Whose Thoughts Are You Thinking
Of course my thoughts are my thoughts. I’m thinking them aren’t I? Could it be that perhaps, even though I am the one doing the thinking, some of my thoughts have been ‘pre-programmed’ in one way or another?
Could I have ‘inherited’ a pattern of thought that I am not even conscious of?
Rabbi Menachem Mendel of Kotzk firmly believed that our thoughts are indeed more contaminated than we realize:
The Rebbe of Sochatchov (who was later to become the Kotzker’s son-in-law) was a master at constructing intricate Torah concepts in his mind. Once, while in the middle of such an exercise, he had to stop and go to shul. Afterwards he continued from where he had left off. Later, after fully developing and completing the Torah concept in his mind, he said it over to the Kotzker Rebbe. The rebbe listened attentively only to the section that was formulated before the Sochatchover went to shul, but refused to listen any further. He said he didn’t want to hear the Torah that was affected and influenced by the shul. (Emet ve Emunah p 115, par 5)
According to the Kotzker, even a shul (or more likely a particular community), can and does yield tremendous subliminal influence on the way a person thinks.
When I was a yeshiva student, one of my friends suddenly developed a distinctly audible lisp. No one knew where it had materialized from, as he was usually quite well spoken. Then it dawned on us, the Rosh Yeshiva had a lisp. With or without realizing it my fellow student was not only influenced by what the Rosh Yeshiva said, but also by how he spoke. If we could have looked into his mind, we probably would have also found an intellectual ‘lisp’.
Much to our amusement, many of our contemporaries would leave for study in America and come back sometimes just months later with terribly fake American accents. If such external and superficial changes occurred in relatively short periods of time, can you imagine what was going on in their minds?
Some observers welcomed these instant metamorphoses and even compared this to the oil of Torah which soaks deeply into the pores of the soul and affects even such external and mundane things like speech. Others viewed these simply as external superficialities.

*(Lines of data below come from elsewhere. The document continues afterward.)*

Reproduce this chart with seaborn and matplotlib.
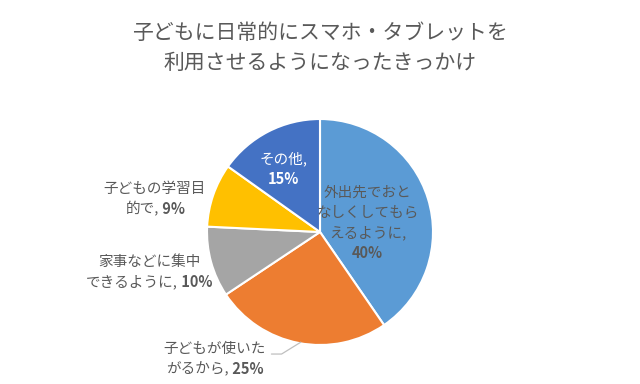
import numpy as np
import matplotlib.pyplot as plt
import seaborn as sns

sns.set_theme(style="white")
plt.rcParams['font.family'] = ['Noto Sans CJK JP', 'DejaVu Sans']

# data
categories = [["外出先でおと", "なしくしてもら", "えるように,"],
              ["子どもが使いた", "がるから,"],
              ["家事などに集中", "できるように,"],
              ["子どもの学習目", "的で,"],
              ["その他,"]]
values = [40, 25, 10, 9, 15]
colors = ["#5B9BD5", "#ED7D31", "#A5A5A5", "#FFC000", "#4472C4"]
title = "子どもに日常的にスマホ・タブレットを\n利用させるようになったきっかけ"

gray = "#595959"
# label centres in radius units, and whether the percent sits on its own line
label_pos = [(0.42, 0.08), (-0.93, -1.12), (-1.51, -0.35), (-1.46, 0.29), (-0.32, 0.56)]
label_col = [gray, gray, gray, gray, "white"]
pct_own_line = [True, False, False, False, True]

fig = plt.figure(figsize=(6.4, 3.84), dpi=100)
ax = fig.add_axes([0, 0, 1, 1])

wedges, _ = ax.pie(values, colors=colors, startangle=90, counterclock=False,
                   wedgeprops=dict(edgecolor="white", linewidth=1.5))
ax.set_xlim(-2.832, 2.832)
ax.set_ylim(-1.345, 2.053)
ax.set_aspect("equal")
ax.axis("off")

fs = 10.5
step = 20 * 72 / 100  # line step in points
renderer = fig.canvas.get_renderer()

for i, v in enumerate(values):
    x, y = label_pos[i]
    lines = list(categories[i])
    pct = f"{v}%"
    n = len(lines) + (1 if pct_own_line[i] else 0)
    col = label_col[i]
    for k in range(n):
        dy = ((n - 1) / 2 - k) * step
        if pct_own_line[i] and k == n - 1:
            ax.annotate(pct, (x, y), xytext=(0, dy), textcoords="offset points",
                        ha="center", va="center", fontsize=fs, color=col, fontweight="bold")
        elif not pct_own_line[i] and k == n - 1:
            # last line: normal text + bold percent, centred together
            t1 = ax.text(0, 0, lines[k], fontsize=fs)
            t2 = ax.text(0, 0, " " + pct, fontsize=fs, fontweight="bold")
            w1 = t1.get_window_extent(renderer).width * 72 / 100
            w2 = t2.get_window_extent(renderer).width * 72 / 100
            t1.remove()
            t2.remove()
            x0 = -(w1 + w2) / 2
            ax.annotate(lines[k], (x, y), xytext=(x0, dy), textcoords="offset points",
                        ha="left", va="center", fontsize=fs, color=col)
            ax.annotate(" " + pct, (x, y), xytext=(x0 + w1, dy), textcoords="offset points",
                        ha="left", va="center", fontsize=fs, color=col, fontweight="bold")
        else:
            ax.annotate(lines[k], (x, y), xytext=(0, dy), textcoords="offset points",
                        ha="center", va="center", fontsize=fs, color=col)

# leader line for 25% slice
w = wedges[1]
mid = np.deg2rad((w.theta1 + w.theta2) / 2 + 1)
ex, ey = 0.99 * np.cos(mid), 0.99 * np.sin(mid)
lx, ly = label_pos[1][0] + 0.5, label_pos[1][1] + 0.04
ax.plot([lx, lx + 0.09, ex], [ly, ly, ey], color="#BFBFBF", linewidth=0.9)

fig.text(0.5, 0.875, title, ha="center", va="center", fontsize=15, color=gray, linespacing=1.45)

fig.savefig("out.png", dpi=100)
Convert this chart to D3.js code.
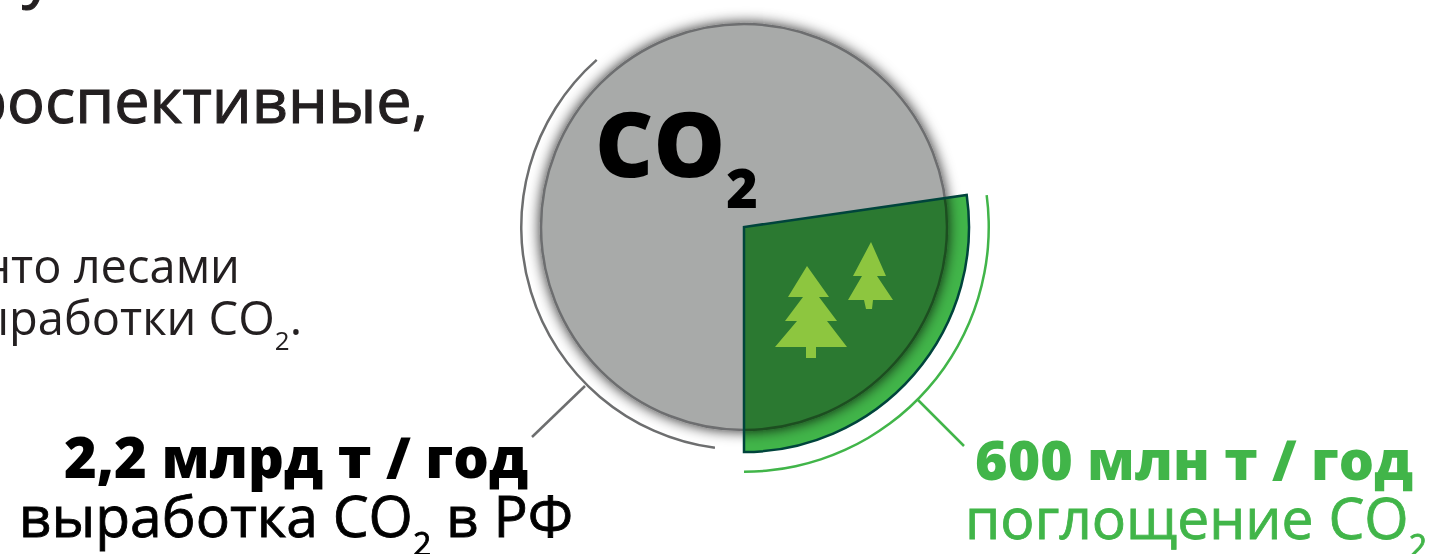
<!DOCTYPE html>
<html>
<head>
<meta charset="utf-8">
<script src="https://cdn.jsdelivr.net/npm/d3@7"></script>
<style>
  html, body { margin: 0; padding: 0; background: #fff; overflow: hidden; }
  text { font-family: "Open Sans", sans-serif; }
</style>
</head>
<body>
<div id="chart"></div>
<script>
// values in млн т / год
const categories = ["выработка", "поглощение"];
const values = [2200, 600];
const valueLabels = ["2,2 млрд т / год", "600 млн т / год"];

const w = 1430;
const h = 554;
const cx = 744;
const cy = 227;
const radius = 203;      // grey circle
const wedgeRadius = 225; // green slice
const grey = "#a8aaa9";
const green = "#41b549";
const dark = "#231f20";

// whole circle = total emission, the slice is measured on the same scale
const angle = d3.scaleLinear().domain([0, values[0]]).range([0, 2 * Math.PI]);
const sliceEnd = Math.PI;
const sliceStart = sliceEnd - angle(values[1]);
const rad = d => d * Math.PI / 180;

const svg = d3.select("#chart").append("svg")
  .attr("width", w)
  .attr("height", h)
  .style("display", "block");

const defs = svg.append("defs");
const shadow = defs.append("filter")
  .attr("id", "shadow")
  .attr("x", "-15%").attr("y", "-15%")
  .attr("width", "130%").attr("height", "130%");
shadow.append("feGaussianBlur").attr("in", "SourceAlpha").attr("stdDeviation", 7).attr("result", "blur");
shadow.append("feFlood").attr("flood-color", "#000").attr("flood-opacity", 0.85);
shadow.append("feComposite").attr("in2", "blur").attr("operator", "in").attr("result", "sh");
const merge = shadow.append("feMerge");
merge.append("feMergeNode").attr("in", "sh");
merge.append("feMergeNode").attr("in", "SourceGraphic");

// left side text, cut by the page edge
// medium weight is not installed, a thin stroke of the same colour stands in for it
svg.append("text").attr("x", 22).attr("y", -5)
  .attr("font-size", 63).attr("fill", dark).attr("stroke", dark).attr("stroke-width", 1.1).text("у");
svg.append("text").attr("x", 428).attr("y", 123).attr("text-anchor", "end")
  .attr("font-size", 63).attr("fill", dark).attr("stroke", dark).attr("stroke-width", 1.1).text("ретроспективные,");
svg.append("text").attr("x", 240).attr("y", 283).attr("text-anchor", "end")
  .attr("font-size", 47).attr("fill", dark).text("нто лесами");
const body2 = svg.append("text").attr("x", 302).attr("y", 335).attr("text-anchor", "end")
  .attr("font-size", 47).attr("fill", dark);
body2.append("tspan").text("выработки СО");
body2.append("tspan").attr("font-size", 26).attr("dy", 15).text("2");
body2.append("tspan").attr("dy", -15).text(".");

const g = svg.append("g").attr("transform", "translate(" + cx + "," + cy + ")");
const arc = d3.arc();

// slice fill goes under the circle, the circle multiplies over it
const slice = arc({ innerRadius: 0, outerRadius: wedgeRadius, startAngle: sliceStart, endAngle: sliceEnd });
g.append("path").attr("d", slice).attr("fill", green);

g.append("path")
  .attr("d", arc({ innerRadius: 0, outerRadius: radius, startAngle: 0, endAngle: angle(values[0]) }))
  .attr("fill", grey)
  .attr("stroke", "#6d6e6f")
  .attr("stroke-width", 2.5)
  .attr("filter", "url(#shadow)")
  .style("mix-blend-mode", "multiply");

g.append("path").attr("d", slice)
  .attr("fill", "none")
  .attr("stroke", "#00443c")
  .attr("stroke-width", 2.5)
  .attr("stroke-linejoin", "miter");

// outer brackets
g.append("path")
  .attr("d", arc({ innerRadius: 221.5, outerRadius: 224, startAngle: rad(187.5), endAngle: rad(318.6) }))
  .attr("fill", "#6d6e6f");
g.append("path")
  .attr("d", arc({ innerRadius: 243.5, outerRadius: 246, startAngle: sliceStart + rad(0.7), endAngle: sliceEnd }))
  .attr("fill", green);

// leader lines
svg.append("line").attr("x1", 585).attr("y1", 386).attr("x2", 532).attr("y2", 437)
  .attr("stroke", "#6d6e6f").attr("stroke-width", 2.5);
svg.append("line").attr("x1", 918).attr("y1", 400).attr("x2", 964).attr("y2", 446)
  .attr("stroke", green).attr("stroke-width", 2.5);

// trees
const treeBig = "M807,266L829,297L819,297L837,321L827,321L847,347L816,347L816,358L806,358L806,347L775,347L797,321L785,321L803,297L788,297Z";
const treeSmall = "M871,242L886,276L877,276L893,300L873,300L872,309L866,309L864,300L848,300L862,276L853,276Z";
svg.selectAll("path.tree").data([treeBig, treeSmall]).enter().append("path")
  .attr("class", "tree").attr("d", d => d).attr("fill", "#8dc63f");

// CO2 in the circle
const co2 = svg.append("text").attr("x", 595).attr("y", 177)
  .attr("font-size", 90).attr("font-weight", 800).attr("fill", "#000");
co2.append("tspan").text("CO");
co2.append("tspan").attr("font-size", 54).attr("dy", 31).attr("dx", 1).text("2");

// labels
svg.append("text").attr("x", 296).attr("y", 478).attr("text-anchor", "middle")
  .attr("font-size", 56).attr("font-weight", 800).attr("fill", "#000").text(valueLabels[0]);
const sub1 = svg.append("text").attr("x", 296).attr("y", 537).attr("text-anchor", "middle")
  .attr("font-size", 57).attr("fill", "#000").attr("stroke", "#000").attr("stroke-width", 0.8);
sub1.append("tspan").text(categories[0] + " СО");
sub1.append("tspan").attr("font-size", 32).attr("dy", 19).text("2");
sub1.append("tspan").attr("dy", -19).text(" в РФ");

svg.append("text").attr("x", 1194).attr("y", 480).attr("text-anchor", "middle")
  .attr("font-size", 55.5).attr("font-weight", 800).attr("fill", green).text(valueLabels[1]);
const sub2 = svg.append("text").attr("x", 965).attr("y", 539)
  .attr("font-size", 57).attr("fill", green).attr("stroke", green).attr("stroke-width", 0.8);
sub2.append("tspan").text(categories[1] + " СО");
sub2.append("tspan").attr("font-size", 32).attr("dy", 19).text("2");
</script>
</body>
</html>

The Kotzker demanded unconditional and uncontaminated originality of thought. His mind could pick up an influenced superficiality even quicker than our ears could detect a false accent.
I know a person who recently went for a job interview at a well known educational institution. They were asked such ‘penetrating’ questions like which shul they went to, what nusach (rite) they davened and what if any Chassidic philosophy they studied. The interviewee responded that they had once studied Kedushat Levi (a book by the famed R Levi Yitzchak of Berditchev). To which the interviewer responded; “You mean Kedushas Levi”. The poor young interviewee was made to feel desperately inadequate because, besides going to the wrong shul, davening the wrong nusach, she had answered in Sefardit instead of the more ‘authentic’ Ashkenazis.
Superficiality seems to be the name of the game. Now, not only do they want us to think funny, but we also have to talk funny.
In another teaching about the importance of integrity of thought, the Kotzker quotes a well known Gemara:
Forty days before the foetus is formed, a Heavenly voice declares; ‘The daughter of so-and-so will marry so-and-so.’ (Sota 2a)
Why, asks the Kotzker, is the Heavenly voice not consistent in its declaration? Either it should say; ‘so-and-so will marry so-and-so.’ Or it should say; ‘the daughter of so-and-so will marry the son of so-and-so.’
The reason for this inconsistency is to teach the bride that she should never marry someone just because he is the son of so-and-so. The essence of a person is what he is, not where he comes from. (Kochav HaShachar p 22, par 4)
Besides his wonderful advice to brides, the Kotzker is also defining for us the ‘ideal man’ as someone who thinks for himself irrespective of his influences. As soon as one begins to detect too much of where the person comes from, know that his thoughts may also come with an agenda. If a thought comes with an agenda, it ceases to be a ‘thought’ but becomes an ‘indoctrination’.
In such a case the salient question that needs to be asked is: ARE OUR THOUGHTS OUR THOUGHTS?
After listening to a stranger talk for just a minute or so, I can tell (in a religious context); where they were schooled, what their philosophy is and what it is they want us to know or do.
It is rare to find a thinker not burdened with influences he is not even aware of.
In Kotzk, though, they bred such men.
In Kotzk, Descartes’ “I think therefore I am”, might mean…the only time I truly am I, is when I think for myself and when my thoughts are indeed my thoughts.